Catalogue entry

Henry Moore b. 1898
Not inscribed.
Rosa Aurora marble, 23½×22¼×9½ (59.5×56.5×24).
Presented by the artist in memory of Sir Herbert Read 1970.

The artist gave the information which follows by telephone (15 May 1970). There are two versions of ‘Upright Form (Knife-edge)’, and this was the only time he had made two versions of a carving. Both were done in 1966 at Forte di Marmi near Quercetta where the artist has a studio. As is his normal practice he had been wandering round the yard where stocks of marble are kept by the firm of Henraux, and looking over the stones he was attracted by a piece of Portuguese ‘Rosa Aurora’. He took it and carved the present version.

The formal idea can be summarised as a knife-edge separating an upward turning (a hand open to the sky) from a downward turning (a leg seeking the earth) movement. The whole form is contained, with the minimum of cutting, in the square shape of the original stone turned onto its corner, the knife-edge defining the diagonal.

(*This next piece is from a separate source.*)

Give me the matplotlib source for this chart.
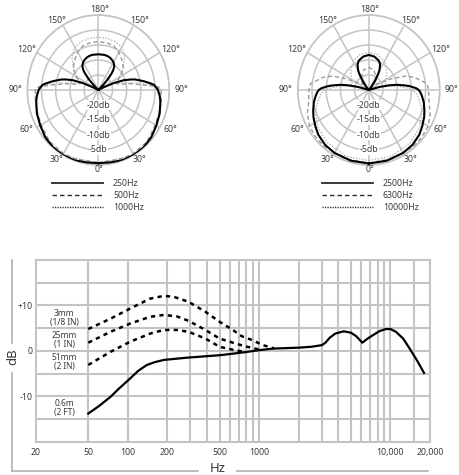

As he was completing the piece, the artist realised that the translucency of the stone was softening the effect of the knife edge, so he decided to do it again exactly the same but in opaque white marble to see how it would affect the problem. The white version (repr. John Russell, Henry Moore, 1968, p. 225) was then exhibited and sold but the artist kept the rose one unexhibited. He decided to present it to the Tate in memory of Sir Herbert Read because he felt that Read would have understood his point about the form and the material and because at the time of their greatest friendship he had been a stone carver.